_DATA EXCERPTS_

= = =

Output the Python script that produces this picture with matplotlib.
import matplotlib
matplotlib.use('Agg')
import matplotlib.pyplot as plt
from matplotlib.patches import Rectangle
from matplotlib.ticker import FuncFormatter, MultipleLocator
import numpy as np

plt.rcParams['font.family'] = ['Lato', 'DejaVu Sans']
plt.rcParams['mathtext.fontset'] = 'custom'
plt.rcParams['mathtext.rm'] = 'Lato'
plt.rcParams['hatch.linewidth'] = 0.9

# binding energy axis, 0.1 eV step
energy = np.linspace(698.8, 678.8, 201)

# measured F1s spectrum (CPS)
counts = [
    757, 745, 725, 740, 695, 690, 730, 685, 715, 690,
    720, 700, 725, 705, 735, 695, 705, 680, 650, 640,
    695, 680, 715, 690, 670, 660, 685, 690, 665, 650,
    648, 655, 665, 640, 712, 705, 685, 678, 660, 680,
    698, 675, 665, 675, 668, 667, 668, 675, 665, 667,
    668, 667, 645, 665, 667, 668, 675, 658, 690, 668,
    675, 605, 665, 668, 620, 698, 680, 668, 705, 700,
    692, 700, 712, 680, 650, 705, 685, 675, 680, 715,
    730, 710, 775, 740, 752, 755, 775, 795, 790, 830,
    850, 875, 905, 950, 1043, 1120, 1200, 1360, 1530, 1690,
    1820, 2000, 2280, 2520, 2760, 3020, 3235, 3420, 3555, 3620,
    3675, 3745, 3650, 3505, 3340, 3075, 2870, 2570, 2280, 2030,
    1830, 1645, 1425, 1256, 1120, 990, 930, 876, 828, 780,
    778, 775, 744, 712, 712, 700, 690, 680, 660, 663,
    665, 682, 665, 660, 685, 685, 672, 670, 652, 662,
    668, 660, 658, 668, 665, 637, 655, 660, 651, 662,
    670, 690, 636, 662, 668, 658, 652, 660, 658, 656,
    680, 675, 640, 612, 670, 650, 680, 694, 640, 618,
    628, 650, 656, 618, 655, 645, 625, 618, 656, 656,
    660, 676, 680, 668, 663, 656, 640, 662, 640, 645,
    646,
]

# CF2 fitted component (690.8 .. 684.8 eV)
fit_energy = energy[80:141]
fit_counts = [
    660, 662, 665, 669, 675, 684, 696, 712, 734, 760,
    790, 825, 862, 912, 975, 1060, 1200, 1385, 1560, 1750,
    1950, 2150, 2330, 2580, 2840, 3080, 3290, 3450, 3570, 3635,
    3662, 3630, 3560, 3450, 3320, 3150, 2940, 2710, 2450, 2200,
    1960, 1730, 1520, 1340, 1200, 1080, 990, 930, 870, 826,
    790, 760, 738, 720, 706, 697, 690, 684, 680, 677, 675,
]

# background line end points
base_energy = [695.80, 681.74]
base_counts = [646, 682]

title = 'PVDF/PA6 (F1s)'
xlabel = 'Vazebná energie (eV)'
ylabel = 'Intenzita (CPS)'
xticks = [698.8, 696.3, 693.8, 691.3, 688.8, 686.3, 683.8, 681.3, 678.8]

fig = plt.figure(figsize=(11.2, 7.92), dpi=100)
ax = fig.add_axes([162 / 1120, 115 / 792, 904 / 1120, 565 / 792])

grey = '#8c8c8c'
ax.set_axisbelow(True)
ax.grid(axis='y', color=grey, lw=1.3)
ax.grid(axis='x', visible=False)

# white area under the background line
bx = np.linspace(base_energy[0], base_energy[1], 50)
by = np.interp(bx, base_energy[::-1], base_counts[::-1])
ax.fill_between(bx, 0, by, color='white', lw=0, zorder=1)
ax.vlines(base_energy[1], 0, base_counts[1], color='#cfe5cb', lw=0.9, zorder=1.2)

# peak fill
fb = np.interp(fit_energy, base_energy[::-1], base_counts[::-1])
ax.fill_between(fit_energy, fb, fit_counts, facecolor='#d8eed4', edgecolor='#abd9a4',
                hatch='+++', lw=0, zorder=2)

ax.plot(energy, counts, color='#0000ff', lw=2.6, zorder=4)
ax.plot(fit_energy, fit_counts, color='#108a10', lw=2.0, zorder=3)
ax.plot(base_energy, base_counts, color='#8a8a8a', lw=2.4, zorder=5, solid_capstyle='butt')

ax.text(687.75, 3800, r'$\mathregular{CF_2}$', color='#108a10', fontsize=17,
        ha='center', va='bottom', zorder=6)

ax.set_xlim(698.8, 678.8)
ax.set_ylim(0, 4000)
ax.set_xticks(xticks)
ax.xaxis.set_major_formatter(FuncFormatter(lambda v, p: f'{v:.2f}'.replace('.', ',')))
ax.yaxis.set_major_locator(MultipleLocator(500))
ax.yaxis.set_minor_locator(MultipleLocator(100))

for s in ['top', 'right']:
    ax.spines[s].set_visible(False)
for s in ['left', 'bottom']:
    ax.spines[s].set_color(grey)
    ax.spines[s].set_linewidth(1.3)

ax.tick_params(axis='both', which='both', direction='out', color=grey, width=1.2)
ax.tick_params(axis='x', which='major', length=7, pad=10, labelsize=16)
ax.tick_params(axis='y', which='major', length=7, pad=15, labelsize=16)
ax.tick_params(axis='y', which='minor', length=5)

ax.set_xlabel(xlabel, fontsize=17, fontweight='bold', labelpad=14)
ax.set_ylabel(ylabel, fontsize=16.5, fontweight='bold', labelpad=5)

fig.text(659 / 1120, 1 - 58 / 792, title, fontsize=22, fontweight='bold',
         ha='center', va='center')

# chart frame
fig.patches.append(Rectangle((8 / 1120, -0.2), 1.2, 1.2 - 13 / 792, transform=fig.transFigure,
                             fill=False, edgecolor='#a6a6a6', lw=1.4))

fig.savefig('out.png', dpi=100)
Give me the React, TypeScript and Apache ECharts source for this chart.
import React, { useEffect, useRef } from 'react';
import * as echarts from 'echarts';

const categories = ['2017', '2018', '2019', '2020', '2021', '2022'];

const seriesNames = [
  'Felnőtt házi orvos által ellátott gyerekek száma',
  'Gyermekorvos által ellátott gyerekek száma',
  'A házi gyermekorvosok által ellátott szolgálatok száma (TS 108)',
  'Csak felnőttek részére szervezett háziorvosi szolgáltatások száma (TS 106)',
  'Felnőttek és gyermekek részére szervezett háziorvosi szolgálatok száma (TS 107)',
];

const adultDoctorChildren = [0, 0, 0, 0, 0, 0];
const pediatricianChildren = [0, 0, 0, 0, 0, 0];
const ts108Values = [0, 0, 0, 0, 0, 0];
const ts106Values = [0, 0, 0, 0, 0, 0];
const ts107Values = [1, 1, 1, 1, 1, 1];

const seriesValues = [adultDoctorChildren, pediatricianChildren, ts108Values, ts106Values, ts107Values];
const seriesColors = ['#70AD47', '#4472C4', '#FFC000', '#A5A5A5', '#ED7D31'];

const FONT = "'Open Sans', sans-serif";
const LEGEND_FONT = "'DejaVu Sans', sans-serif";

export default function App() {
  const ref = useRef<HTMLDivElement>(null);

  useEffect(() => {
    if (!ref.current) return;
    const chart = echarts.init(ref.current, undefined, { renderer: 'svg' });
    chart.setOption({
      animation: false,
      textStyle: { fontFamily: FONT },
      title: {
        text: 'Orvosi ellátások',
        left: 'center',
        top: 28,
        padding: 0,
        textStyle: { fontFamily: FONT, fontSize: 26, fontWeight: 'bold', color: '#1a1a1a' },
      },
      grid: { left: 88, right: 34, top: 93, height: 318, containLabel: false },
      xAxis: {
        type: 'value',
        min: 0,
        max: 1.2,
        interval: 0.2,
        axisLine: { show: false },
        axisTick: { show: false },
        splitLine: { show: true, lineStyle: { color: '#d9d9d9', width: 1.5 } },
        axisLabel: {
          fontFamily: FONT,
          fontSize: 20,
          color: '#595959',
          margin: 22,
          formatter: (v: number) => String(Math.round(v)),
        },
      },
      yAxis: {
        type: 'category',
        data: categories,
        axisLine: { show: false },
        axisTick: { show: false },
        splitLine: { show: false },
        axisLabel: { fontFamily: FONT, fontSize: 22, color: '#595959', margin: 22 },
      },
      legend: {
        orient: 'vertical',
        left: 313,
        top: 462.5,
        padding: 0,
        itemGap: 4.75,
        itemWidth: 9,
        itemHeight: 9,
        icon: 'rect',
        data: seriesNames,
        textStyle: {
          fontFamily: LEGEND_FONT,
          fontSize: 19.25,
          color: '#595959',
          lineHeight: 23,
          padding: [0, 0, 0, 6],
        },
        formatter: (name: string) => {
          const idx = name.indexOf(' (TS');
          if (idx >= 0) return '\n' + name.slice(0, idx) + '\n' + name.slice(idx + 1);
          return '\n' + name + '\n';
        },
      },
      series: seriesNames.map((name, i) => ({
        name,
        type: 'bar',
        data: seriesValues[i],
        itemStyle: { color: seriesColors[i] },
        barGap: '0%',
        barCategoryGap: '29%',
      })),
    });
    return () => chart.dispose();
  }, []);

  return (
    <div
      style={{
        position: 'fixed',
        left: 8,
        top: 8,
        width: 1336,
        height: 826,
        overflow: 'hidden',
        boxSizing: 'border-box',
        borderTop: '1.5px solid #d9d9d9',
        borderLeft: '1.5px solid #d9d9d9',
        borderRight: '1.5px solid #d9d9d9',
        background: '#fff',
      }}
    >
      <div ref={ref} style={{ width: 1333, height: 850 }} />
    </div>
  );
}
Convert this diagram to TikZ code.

= = =

_EXERCISE GOAL_
Begin with the line that has "Give me the" in the listing above and end after the line that has "['2017', '2018', '2019', '2020', '2021', '2022'];"; output those lines exactly.

_EXPECTED ANSWER_
Give me the React, TypeScript and Apache ECharts source for this chart.
import React, { useEffect, useRef } from 'react';
import * as echarts from 'echarts';

const categories = ['2017', '2018', '2019', '2020', '2021', '2022'];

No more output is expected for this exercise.